Why? Arguably because the courts led in most cases on gender rights; the legislature (and at times , such as the US, the courts) followed on equal marriage.
• But even where the legislature followed, some countries moved very quickly: Netherlands, Canada, Spain, while others dragged – Austria, Germany, Switzerland. • And, following the reading, some countries – Estonia – have moved, while other, very similar countries – Lithuania, Latvia – have not.
• Takes us to the….
Party System
Pelz reading: Contrast between Estonia, on the one hand, and Latvia, Lithuania, on the other, is fascinating because of a high-degree of similarity between the cases; he is comparing ‘most-similar’ cases.
His argument: the party system explains the difference. Where a small far-right party disrupts the party-system (Order and Justice in Lithuania, Latvia First), and uses LBGTQ+ rights as wedge issue, it prevents the moderate parties from moving on this issue.
In Europe, the relative laggards on LGBTQ+ rights: Austria, Denmark [within a Nordic context], Italy, Northern Ireland all have a strong far-right party.
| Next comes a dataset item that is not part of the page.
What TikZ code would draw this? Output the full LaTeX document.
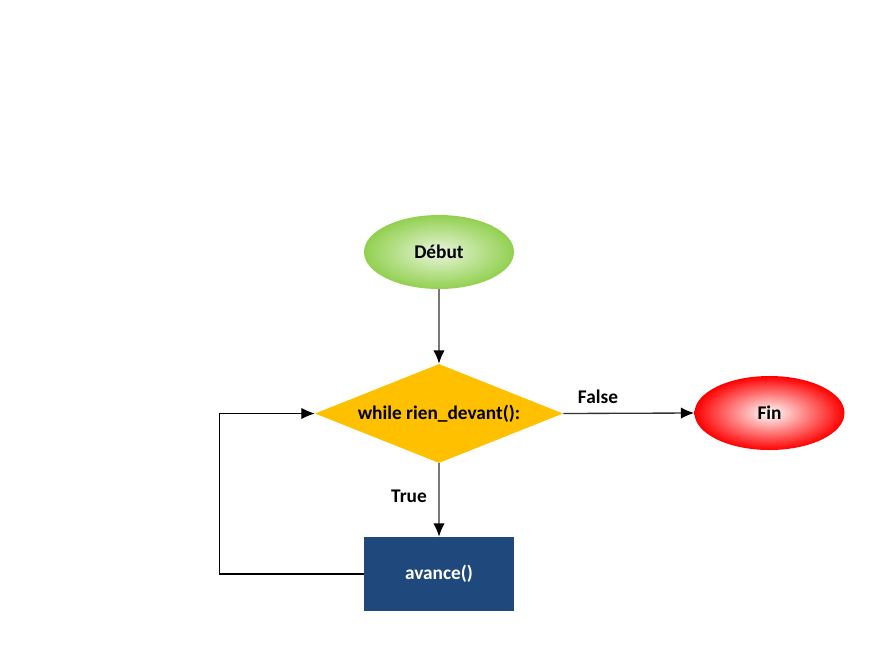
\documentclass[tikz,border=0pt]{standalone}
\usepackage{fontspec}
\setmainfont{Carlito}
\usetikzlibrary{shapes.geometric,arrows.meta}

\definecolor{vertdebut}{RGB}{146,208,80}
\definecolor{rougefin}{RGB}{255,0,0}
\definecolor{jaunecond}{RGB}{255,192,0}
\definecolor{bleuaction}{RGB}{31,73,125}
\definecolor{grisfleche}{RGB}{120,120,120}

\begin{document}
\begin{tikzpicture}[%
        x=0.75pt, y=-0.75pt,
        font=\fontsize{14.5}{17}\selectfont\bfseries,
        >={Latex[length=10pt,width=8.5pt,black]}, % Pfeilspitzen
        terminal/.style={ellipse, minimum width=112.5pt, minimum height=55.5pt, inner sep=0pt},
        decision/.style={diamond, fill=jaunecond, shape aspect=2.5, minimum width=186pt, minimum height=74.25pt, inner sep=0pt},
        action/.style={rectangle, fill=bleuaction, text=white, minimum width=112.5pt, minimum height=55.5pt},
        fleche/.style={->, line width=1pt, draw=grisfleche}
        ]
            \useasboundingbox (0,0) rectangle (894,662);

            % Knoten
            \node[terminal, shading=radial, inner color=vertdebut!20, outer color=vertdebut] (debut) at (439,252) {Début};
            \node[decision] (cond) at (439,413.5) {while rien\_devant():};
            \node[terminal, shading=radial, inner color=white, outer color=rougefin] (fin) at (769.5,413) {Fin};
            \node[action] (avance) at (439,574) {avance()};

            % Pfeile
            \draw[fleche] (debut) -- (cond);
            \draw[fleche, draw=black!80] (cond.east) -- (fin.west);
            \draw[fleche] (cond) -- (avance);
            \draw[->, line width=0.8pt] (avance.west) -- ++(-144,0) |- (cond.west);

            % Beschriftungen
            \node (lfalse) at (598,397) {False};
            \node (ltrue) at (409,496) {True};

        \end{tikzpicture}
\end{document}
A stronger explanation, it seems than religion (Ireland, Spain) in rich democracies.
Other factors – education, gender – explain variation within countries, but regime type (democracy) and party system (stable, absence of a far-right party on which the government depends for support) determine the extent of aLGBTQ+ rights.
However…..
Conclusion
Of the topics covered, institutional account is possibly the least convincing in the case of equality rights.
• Legislatures enacted equal marriage, but as legislatures enact everything calling this fact “institutional” risks being true but trivial.
• The courts are important – more so for gender than sexuality –and this reflects an age-old concern about the implications for minorities of majoritarianism; nothing particularly new here.
• Pelz’s argument is the most convincing institutional account and does explain the Baltic states. Question: does the argument travel?
• Likely have to search for the answer at the social level: mass coming out in NA/Europe (harder to be a homophobe when your son, daughter, uncle, best friend etc. is gay/bi/lesbian and in social movements taking advantage of democratic spaces to lobby for LGBTQ+ rights.